To avoid prescription, a claim has to be lodged within 24 months of the collision. There is also a chronological order in which some clients need to be assessed by medico-legal experts, and this can be a time-consuming endeavour.
The refusal of the fund to accept legislatively compliant lodgement of a claim is forcing legal representatives to play Russian roulette with prescriptions. It also prevents early resolution of the liability aspect of claims.
“Most often, liability is not conceded by the RAF until the steps of court, and very often, the RAF then (often five plus years in) seeks postponement of the quantum aspect of the claim to a later date. That later date currently sits at an additional five years plus, resulting in a possible finalisation time of well in excess of a decade.”
She said while mediation as an alternative to going on trial is an option, the RAF is currently refusing to consider it.
“The benefit for the RAF is that it could then make offers of settlement, negotiate, and reach settlement on its own terms. The benefit of mediation would be a good shot at resolution five years earlier than would otherwise have been the case.”

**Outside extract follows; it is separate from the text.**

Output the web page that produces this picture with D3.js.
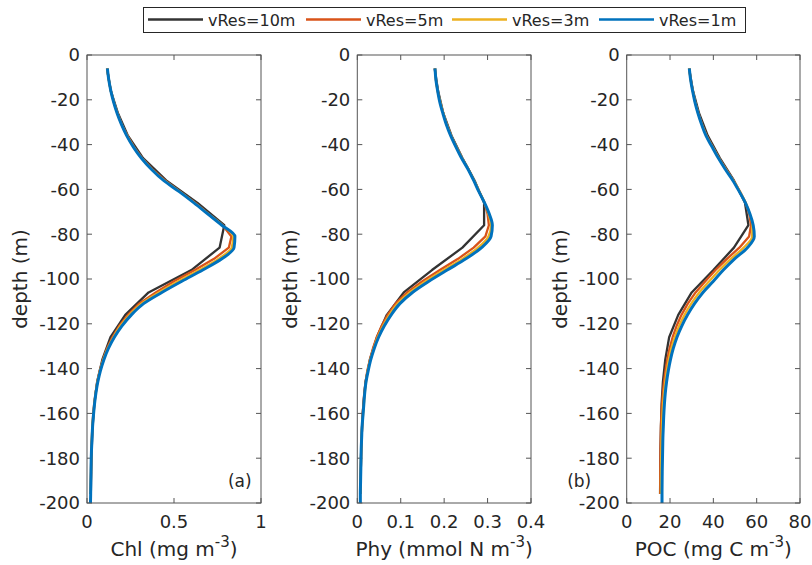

De Souza-Spagnoletti said thoughtless litigation has now reached epic proportions, with the courts at their limits and accident victims left waiting for years without resolution.
The instantaneous firing of the RAF’s own legal representatives a few years back did nothing to help the problem.
According to her, the expertise to turn things around exists within the organisation, as there are at least a dozen senior employees who, if given the power, could make positive policy changes.
Pieter de Bruyn, chairperson of the Association for the Protection of Road Accident Victims, meanwhile agreed that one of the changes that can be implemented to improve service delivery and effective claims administration is to use skilled, legally trained, and experienced people to handle claims, as was the position in the past.
“This claims handling structure proved very effective in both cost-saving and ensuring that only a small margin of matters went to court.”
According to De Bruyn, another problem is the fund’s dereliction of its legislative duty to investigate and settle claims, which has resulted in it being faced with default judgments, which in turn has had an adverse impact on court rolls.
“We fail to understand how the CEO of the RAF can justify their passive stance towards “trial-ready” matters by blaming the judiciary for not having enough judges. Why should the request by the judiciary to fast-track claims be a stumbling block when the RAF (during a media briefing) acknowledged that they have the capacity and are in the process of appointing new people to deal with the claims,” De Bruyn questioned.
He said surely the RAF can adopt a policy to introduce a “settlement hub” to achieve their goal of not delaying payments.
In referring to the concerns recently raised by the Auditor-General and the Special Investigation Unit in Parliament over the fund’s financial reporting standards and its huge deficit, De Bruyn said: “Urgent intervention and oversight are required into the business of the RAF.”